[start Data for processing]

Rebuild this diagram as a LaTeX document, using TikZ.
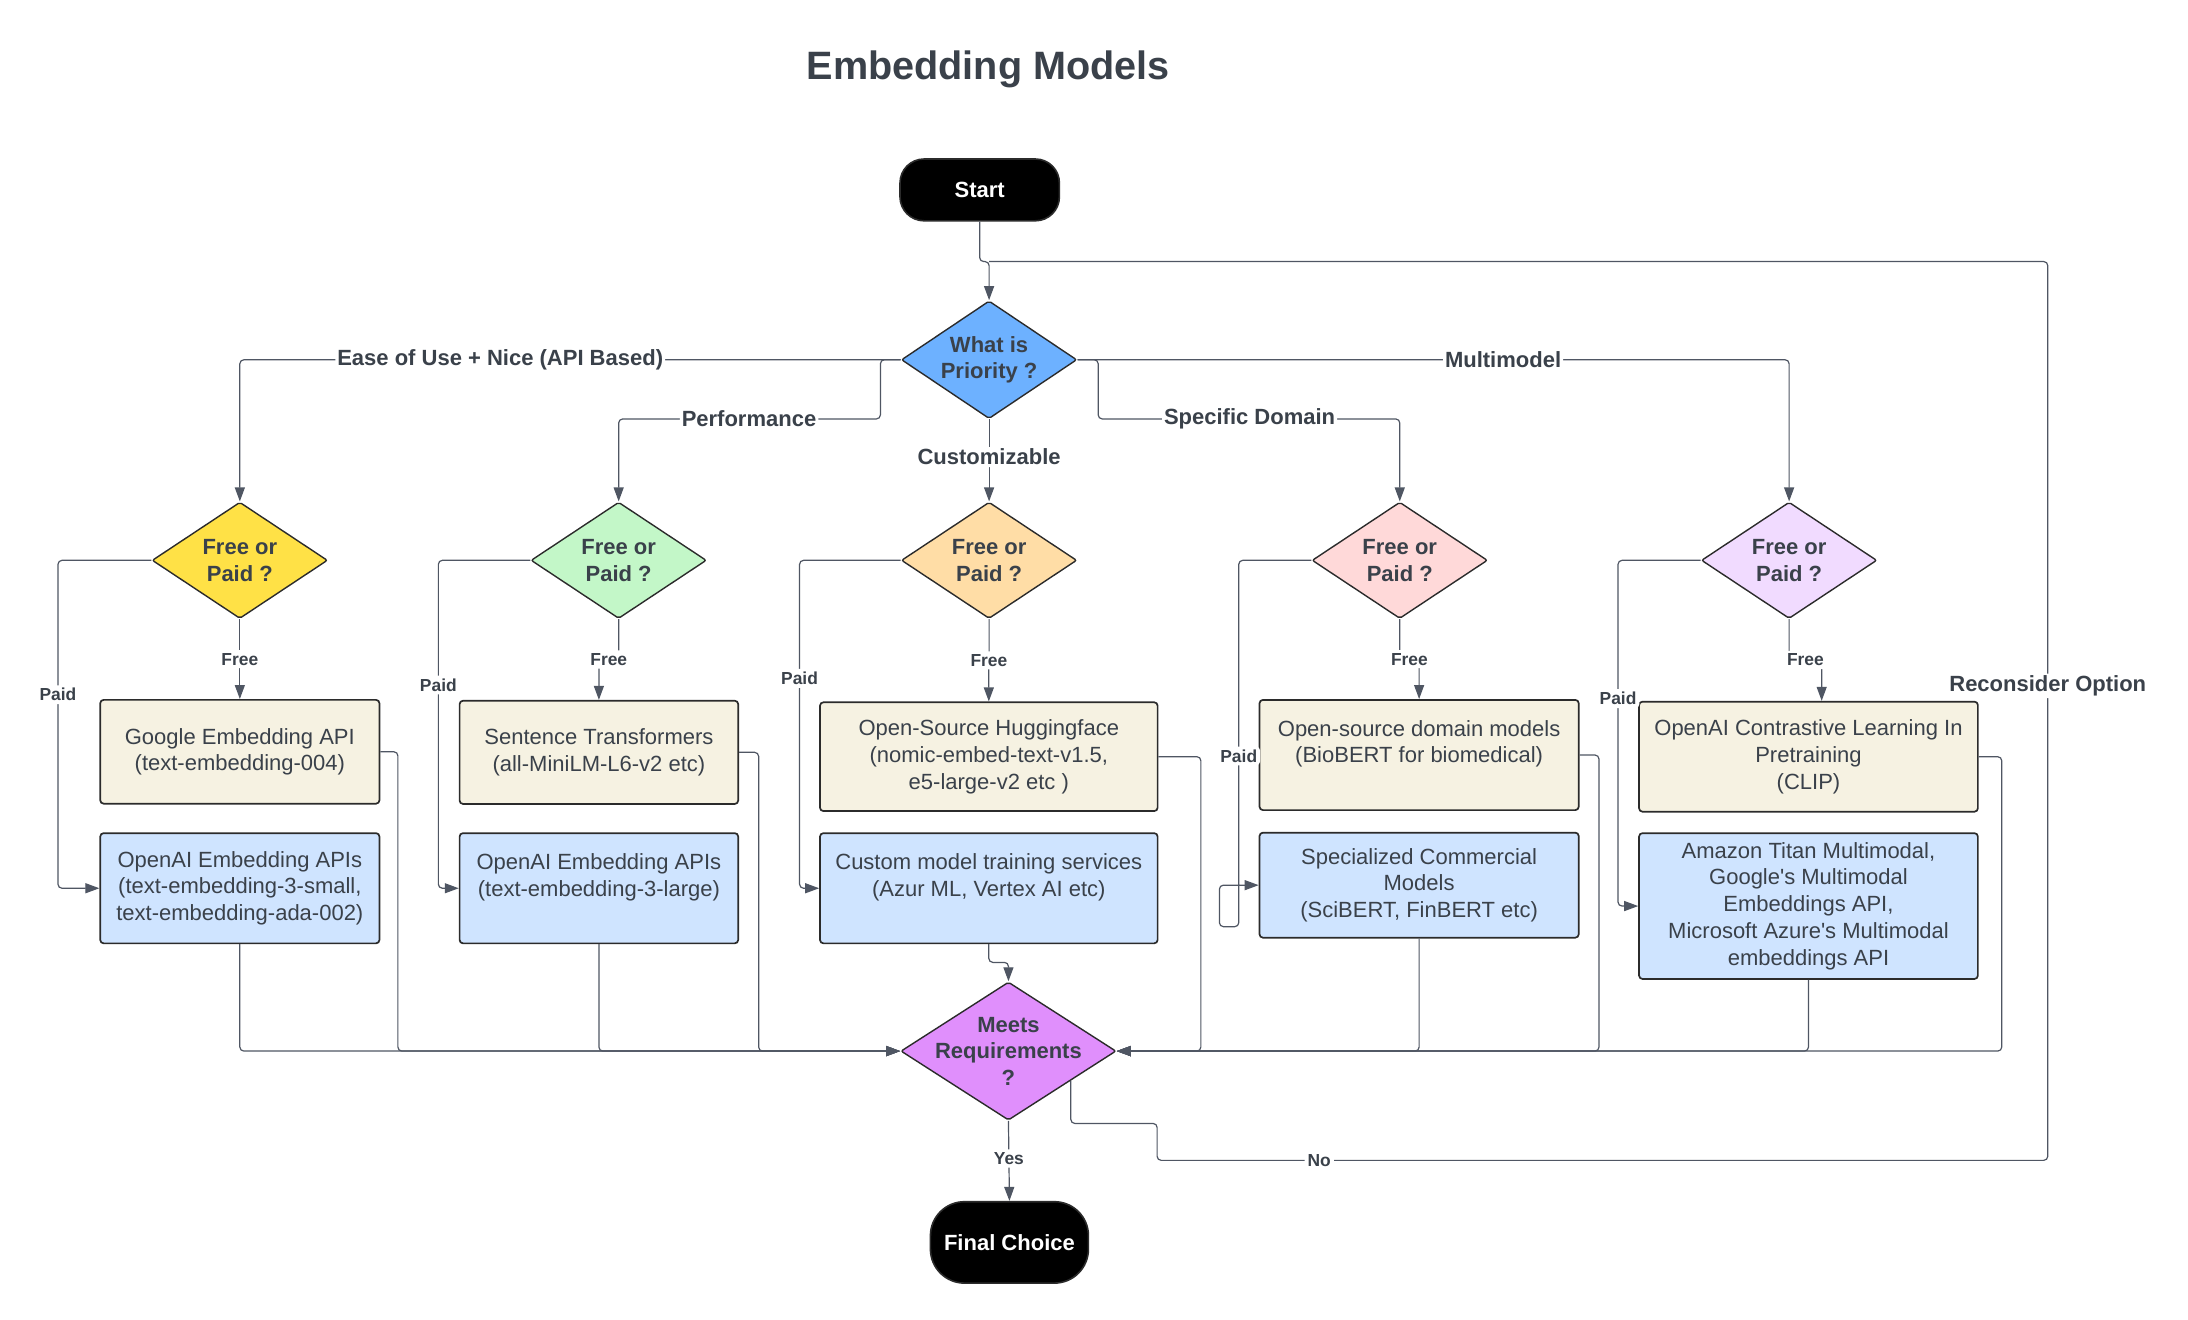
\documentclass[tikz,border=0pt]{standalone}
\usepackage{fontspec}
\setmainfont{Liberation Sans}
\usetikzlibrary{shapes.geometric,arrows.meta,calc}
\definecolor{ink}{HTML}{3A414A}
\definecolor{wire}{HTML}{4F5663}
\definecolor{edgeblk}{HTML}{2B2B2B}
\definecolor{cream}{HTML}{F6F2E2}
\definecolor{skyblue}{HTML}{CFE4FF}
\definecolor{prioblue}{HTML}{6DB1FF}
\definecolor{fpyellow}{HTML}{FFE146}
\definecolor{fpgreen}{HTML}{C3F7C8}
\definecolor{fporange}{HTML}{FFDDA6}
\definecolor{fppink}{HTML}{FFD9D9}
\definecolor{fplilac}{HTML}{F1DBFF}
\definecolor{meetpurple}{HTML}{E08FFC}

\begin{document}
\begin{tikzpicture}[x=0.7013pt,y=-0.7013pt]
	\tikzstyle{heading}=[text=ink, font=\fontsize{19.8}{24}\selectfont\bfseries]
	\tikzstyle{terminal}=[rectangle, rounded corners=12pt, fill=black, draw=edgeblk, line width=0.8pt, text=white, font=\fontsize{11}{13}\selectfont\bfseries, minimum width=79.7pt, minimum height=30.9pt]
	\tikzstyle{decision}=[diamond, aspect=1.5, draw=edgeblk, line width=0.7pt, rounded corners=1pt, inner sep=0pt, align=center, text=ink, font=\fontsize{11}{13.3}\selectfont\bfseries, minimum width=87.7pt, minimum height=58.2pt]
	\tikzstyle{box}=[rectangle, rounded corners=1.7pt, draw=edgeblk, line width=0.85pt, inner sep=2pt, align=center, text=ink, font=\fontsize{11}{13.4}\selectfont]
	\tikzstyle{freebox}=[box, fill=cream]
	\tikzstyle{paidbox}=[box, fill=skyblue]
	\tikzstyle{connect}=[draw=wire, line width=0.6pt, rounded corners=2pt, -{Triangle[length=7pt,width=5pt]}]
	\tikzstyle{joinline}=[draw=wire, line width=0.6pt, rounded corners=2pt]
	\tikzstyle{lab}=[fill=white, text=ink, inner sep=1pt, font=\fontsize{11}{13}\selectfont\bfseries]
	\tikzstyle{smalllab}=[fill=white, text=ink, inner sep=1.5pt, font=\fontsize{8.7}{10}\selectfont\bfseries]
	\useasboundingbox (0,0) rectangle (1560,941);

	\node[heading] (title) at (704.5,49.4) {Embedding Models};
	\node[terminal] (start) at (698.5,135.4) {Start};
	\node[decision, fill=prioblue, minimum height=58.9pt] (prio) at (705.2,256.5) {What is\\Priority ?};

	% free or paid, one per priority
	\node[decision, fill=fpyellow] (fp1) at (171,399.5) {Free or\\Paid ?};
	\node[decision, fill=fpgreen] (fp2) at (441.1,399.5) {Free or\\Paid ?};
	\node[decision, fill=fporange] (fp3) at (705.2,399.5) {Free or\\Paid ?};
	\node[decision, fill=fppink] (fp4) at (998,399.5) {Free or\\Paid ?};
	\node[decision, fill=fplilac] (fp5) at (1275.6,399.5) {Free or\\Paid ?};

	\node[freebox, minimum width=139.6pt, minimum height=51.9pt] (t1) at (171,536) {Google Embedding API\\(text-embedding-004)};
	\node[paidbox, minimum width=139.6pt, minimum height=55.1pt] (b1) at (171,633.3) {OpenAI Embedding APIs\\(text-embedding-3-small,\\text-embedding-ada-002)};
	\node[freebox, minimum width=139.3pt, minimum height=51.6pt] (t2) at (427,536.4) {Sentence Transformers\\(all-MiniLM-L6-v2 etc)};
	\node[paidbox, minimum width=139.3pt, minimum height=55.1pt] (b2) at (427,633.3) {OpenAI Embedding APIs\\(text-embedding-3-large)\\\mbox{}};
	\node[freebox, minimum width=168.8pt, minimum height=54.4pt] (t3) at (705,539.5) {Open-Source Huggingface\\(nomic-embed-text-v1.5,\\e5-large-v2 etc )};
	\node[paidbox, minimum width=168.8pt, minimum height=55.1pt] (b3) at (705,633.3) {Custom model training services\\(Azur ML, Vertex AI etc)\\\mbox{}};
	\node[freebox, minimum width=159.6pt, minimum height=55.1pt] (t4) at (1011.8,538.3) {Open-source domain models\\(BioBERT for biomedical)\\\mbox{}};
	\node[paidbox, minimum width=159.6pt, minimum height=52.5pt] (b4) at (1011.8,631.1) {Specialized Commercial\\Models\\(SciBERT, FinBERT etc)};
	\node[freebox, minimum width=169.4pt, minimum height=55pt] (t5) at (1289.4,539.5) {OpenAI Contrastive Learning In\\Pretraining\\(CLIP)};
	\node[paidbox, minimum width=169.4pt, minimum height=72.9pt] (b5) at (1289.4,646) {Amazon Titan Multimodal,\\Google\textquotesingle s Multimodal\\Embeddings API,\\Microsoft Azure\textquotesingle s Multimodal\\embeddings API};

	\node[decision, fill=meetpurple, inner sep=-12pt, minimum width=107.6pt, minimum height=69.1pt] (meets) at (719,749.4) {Meets\\Requirements\\?};
	\node[terminal, minimum width=79pt, minimum height=40.7pt, rounded corners=17pt] (final) at (719.7,885.8) {Final Choice};

	\coordinate (jn) at (705.2,186.5);
	\coordinate (perf) at (627.7,298.7);
	\coordinate (spec) at (783,298.7);
	\coordinate (p4a) at (883.2,660.7);
	\coordinate (p4b) at (869.4,631.1);
	\coordinate (noA) at (825,801);
	\coordinate (loopR) at (1460,827.3);
	\coordinate (nost) at ($(meets.east)!0.424!(meets.south)$);

	\draw[connect] (start.south) |- (jn) -- (prio.north);
	\draw[connect] (prio.west) -| node[lab, pos=0.303] {Ease of Use + Nice (API Based)} (fp1.north);
	\draw[connect] (prio.west) -| (perf) -| node[lab, pos=0.251] {Performance} (fp2.north);
	\draw[connect] (prio.south) -- node[lab, pos=0.46] {Customizable} (fp3.north);
	\draw[connect] (prio.east) -| (spec) -| node[lab, pos=0.251] {Specific Domain} (fp4.north);
	\draw[connect] (prio.east) -| node[lab, pos=0.299] {Multimodel} (fp5.north);

	% free branches
	\foreach \i/\dx in {1/0,2/0,3/0,4/0,5/6.6}
		\draw[connect] (fp\i.south) |- ($(fp\i.south)!.5!([xshift=\dx pt]t\i.north)$) node[smalllab] {Free} -| ([xshift=\dx pt]t\i.north);

	% paid branches
	\draw[connect] (fp1.west) -| node[smalllab, pos=0.705] {Paid} ([xshift=-20.7pt]b1.west) -- (b1.west);
	\draw[connect] (fp2.west) -| node[smalllab, pos=0.69] {Paid} ([xshift=-10.2pt]b2.west) -- (b2.west);
	\draw[connect] (fp3.west) -| node[smalllab, pos=0.68] {Paid} ([xshift=-9.8pt]b3.west) -- (b3.west);
	\draw[connect] (fp4.west) -| node[smalllab, pos=0.767] {Paid} (p4a) -| (p4b) -- (b4.west);
	\draw[connect] (fp5.west) -| node[smalllab, pos=0.70] {Paid} ([xshift=-10.1pt]b5.west) -- (b5.west);

	% everything runs into the check
	\foreach \n/\s/\side in {t1/8.8/west, t2/9.8/west, t3/21.2/east, t4/9.7/east, t5/11.5/east}
		\draw[connect] (\n.east) -- ++(\s pt,0) |- (meets.\side);
	\foreach \n/\side in {b1/west, b2/west, b4/east, b5/east}
		\draw[connect] (\n.south) |- (meets.\side);
	\draw[connect] (b3.south) -- ++(0,-9.1pt) -| (meets.north);

	\draw[connect] (meets.south) -- node[smalllab, pos=0.47] {Yes} (final.north);
	\draw[joinline] (nost) |- (noA) |- node[smalllab, pos=0.591] {No} (loopR) |- node[lab, pos=0.264] {Reconsider Option} (jn);
\end{tikzpicture}
\end{document}
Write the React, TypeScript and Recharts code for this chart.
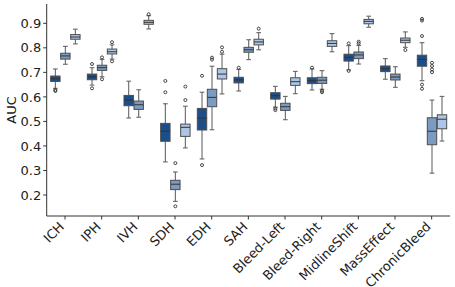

[end Data for processing]

### Work to complete:
Filter for "this". Return all lines that hold it.

### Final answer:
Rebuild this diagram as a LaTeX document, using TikZ.
Write the React, TypeScript and Recharts code for this chart.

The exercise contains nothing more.